タイル張りで、太陽の光が燦々と差し込んでおり、とても神々しいです。
お湯はおそらく湯田中の共有源泉と思われ、他所の共同浴場などで入るものと、あまり大きく感触は違いません。
ほぼ適温のお湯で、お湯から香る温泉臭が何とも心地が良いです。
浴室は若干古く、また、常時営業をしている旅館の基準からすると、少しだけ手入れが行き届いていない感じもしますが、ちゃんと清掃もされています。
今ではこうしてお客さんが入ることも少ないのかも知れませんね。
家族の方たちが利用するお風呂だと考えたら、贅沢すぎる程に立派な物です。
何より、「入っておいで」と言ってくれた、お婆ちゃんの優しさが、お湯を通して身に染み込んでくるような気分です。

ふとしたきっかけでお婆ちゃんにめぐり会え、このお湯に浸かる事が出来たと言う奇跡に、単純なお湯の泉質だけでは足りない、素晴らしい感動と心地よさを感じる事が出来ました。

浴後、お婆ちゃんの部屋に戻り、御礼を言いました。
とても上品で、お優しいお婆ちゃん。昔はこのお宿の女将さんだったのかも知れません。
体を悪くされて、5年前から営業はしていないとの事ですが、たまに来られるお客さんの為に、お湯はいつも張っているのだそうです。

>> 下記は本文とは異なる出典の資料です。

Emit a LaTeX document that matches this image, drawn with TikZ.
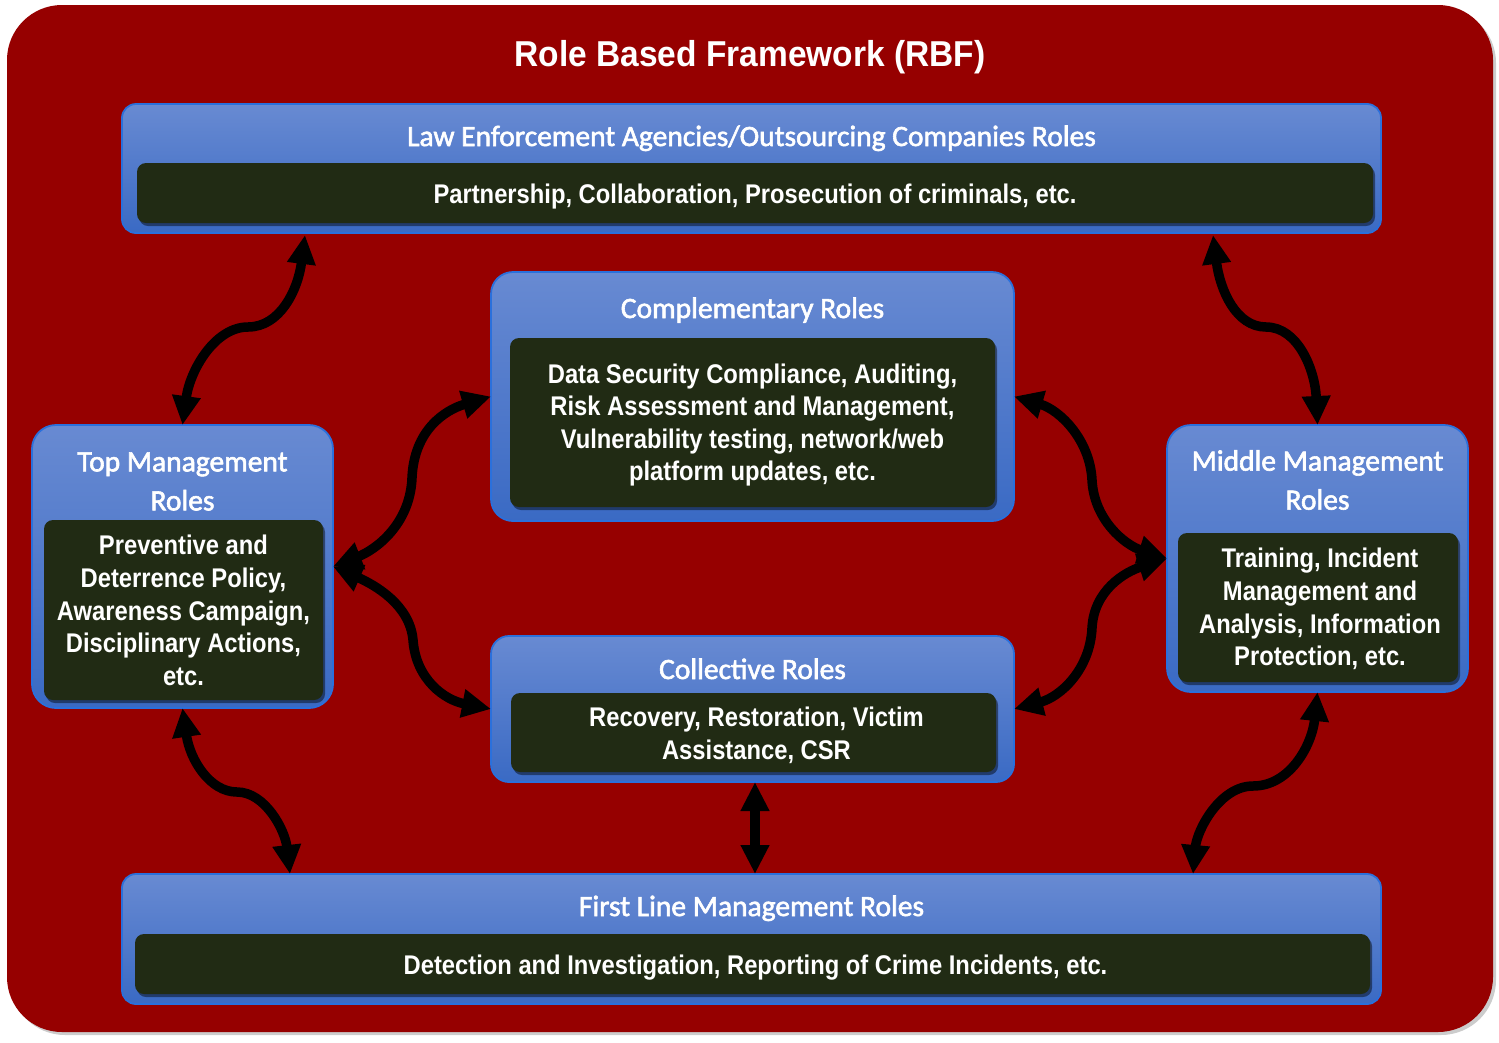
\documentclass[tikz,border=0pt]{standalone}
\usepackage{fontspec}
\usetikzlibrary{arrows.meta,shadows,calc}
\newfontfamily\rbftitle{Liberation Sans}[FakeStretch=0.93]
\newfontfamily\rbfbody{Liberation Sans}[FakeStretch=0.88]
\newfontfamily\rbfhead{Carlito}[FakeBold=2]
\definecolor{framered}{RGB}{150,0,0}
\definecolor{bTop}{RGB}{104,138,210}
\definecolor{bBot}{RGB}{58,106,196}
\definecolor{bEdge}{RGB}{42,112,220}
\definecolor{dk}{RGB}{33,43,20}
\begin{document}
\begin{tikzpicture}[x=1pt,y=-1pt,
  bluebox/.style={rounded corners=#1, top color=bTop, bottom color=bBot, draw=bEdge, line width=1.8pt, inner sep=0pt, outer sep=0pt},
  bluebox/.default=14pt,
  darkbox/.style={fill=dk, rounded corners=9pt, inner sep=0pt,
    drop shadow={shadow xshift=2pt, shadow yshift=-3pt, fill=black, opacity=0.45}},
  bodytext/.style={align=center, text=white, inner sep=0pt,
    font=\rbfbody\bfseries\fontsize{27}{32.6}\selectfont},
  head/.style={text=white, font=\rbfhead\fontsize{29.5}{39}\selectfont, align=center, inner sep=0pt},
  link/.style={line width=9.5pt, {Triangle[length=29pt,width=27pt]}-{Triangle[length=29pt,width=27pt]}}
]
\useasboundingbox (0,0) rectangle (1499,1042);
\node[fill=framered, rounded corners=55pt, minimum width=1486pt, minimum height=1027pt, inner sep=0pt,
  drop shadow={shadow xshift=3pt, shadow yshift=-3pt, fill=black, opacity=0.2}] (frame) at (750,518.5) {};
\node[font=\rbftitle\bfseries\fontsize{36}{40}\selectfont, text=white, anchor=base, inner sep=0pt] (title) at (750,66) {Role Based Framework (RBF)};

% Law enforcement
\node[bluebox=14pt, minimum width=1259pt, minimum height=129pt] (law) at (751.5,168.5) {};
\node[head, anchor=base] (lawhead) at (751.5,146) {Law Enforcement Agencies/Outsourcing Companies Roles};
\node[darkbox, minimum width=1236pt, minimum height=60pt] (lawbox) at (755,193) {};
\node[bodytext] (lawtxt) at ($(lawbox.center)+(0,3.5)$) {Partnership, Collaboration, Prosecution of criminals, etc.};

% Complementary
\node[bluebox=22pt, minimum width=523pt, minimum height=249pt] (comp) at (752.5,396.5) {};
\node[head, anchor=base] (comphead) at (752.5,318) {Complementary Roles};
\node[darkbox, minimum width=485pt, minimum height=169pt] (compbox) at (752.5,422.5) {};
\node[bodytext] (comptxt) at ($(compbox.center)+(0,2.5)$) {Data Security Compliance, Auditing,\\Risk Assessment and Management,\\Vulnerability testing, network/web\\platform updates, etc.};

% Top management
\node[bluebox=24pt, minimum width=301pt, minimum height=283pt] (top) at (182.5,566.5) {};
\node[head] (tophead) at (182.5,481.5) {Top Management\\Roles};
\node[darkbox, minimum width=279pt, minimum height=180pt] (topbox) at (183.5,610) {};
\node[bodytext] (toptxt) at ($(topbox.center)+(0,0.5)$) {Preventive and\\Deterrence Policy,\\Awareness Campaign,\\Disciplinary Actions,\\etc.};

% Middle management
\node[bluebox=24pt, minimum width=301pt, minimum height=267pt] (mid) at (1317.5,558.5) {};
\node[head] (midhead) at (1317.5,480) {Middle Management\\Roles};
\node[darkbox, minimum width=280pt, minimum height=149pt] (midbox) at (1318,607.5) {};
\node[bodytext] (midtxt) at ($(midbox.center)+(2,1.5)$) {Training, Incident\\Management and\\Analysis, Information\\Protection, etc.};

% Collective
\node[bluebox=18pt, minimum width=523pt, minimum height=146pt] (coll) at (752.5,709) {};
\node[head, anchor=base] (collhead) at (752.5,679) {Collective Roles};
\node[darkbox, minimum width=485pt, minimum height=79pt] (collbox) at (753.5,732.5) {};
\node[bodytext] (colltxt) at ($(collbox.center)+(3,2.5)$) {Recovery, Restoration, Victim\\Assistance, CSR};

% First line
\node[bluebox=14pt, minimum width=1259pt, minimum height=130pt] (first) at (751.5,939) {};
\node[head, anchor=base] (firsthead) at (751.5,916) {First Line Management Roles};
\node[darkbox, minimum width=1235pt, minimum height=60pt] (firstbox) at (752.5,964) {};
\node[bodytext] (firsttxt) at ($(firstbox.center)+(3,4)$) {Detection and Investigation, Reporting of Crime Incidents, etc.};

% connectors
\draw[link] ($(law.south west)+(183,2)$) .. controls (298,290) and (280,327) .. (248,327) .. controls (215,327) and (190,370) .. (top.north);
\draw[link] ($(law.south west)+(1091,2)$) .. controls (1220,290) and (1236,327) .. (1266,327) .. controls (1298,327) and (1315,370) .. (mid.north);
\draw[link] (top.south) .. controls (190,760) and (210,792) .. (237,792) .. controls (265,792) and (285,830) .. ($(first.north west)+(168,0)$);
\draw[link] (mid.south) .. controls (1312,745) and (1290,786) .. (1253,786) .. controls (1220,786) and (1197,830) .. ($(first.north west)+(1071,0)$);
\draw[link] (top.east) .. controls (375,550) and (410,525) .. (412,478) .. controls (414,430) and (445,410) .. (comp.west);
\draw[link] (top.east) .. controls (375,585) and (410,605) .. (413,640) .. controls (416,680) and (445,700) .. (coll.west);
\draw[link] (comp.east) .. controls (1060,410) and (1090,440) .. (1092,480) .. controls (1094,520) and (1125,545) .. (mid.west);
\draw[link] (coll.east) .. controls (1060,697) and (1090,670) .. (1092,628) .. controls (1094,590) and (1125,572) .. (mid.west);
\draw[link] ($(coll.south)+(2.5,0)$) -- ($(first.north)+(3.5,0)$);
\end{tikzpicture}
\end{document}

お婆ちゃん、「お茶を入れるから・・・」と仰って下さいましたが、この日は他にも色々と周りたい所もあり、長居は出来なかったので、「また来るからね」と言って、辞退しました。
お婆ちゃん、少し寂しそうにしながらも、「待っているからね」と仰いました。
うーん・・・これは、もう、次回はたっぷり時間を取って、お菓子でも持参して伺うしか無さそうです。
今度いつ時間が取れるかな?今から再会するのが楽しみです。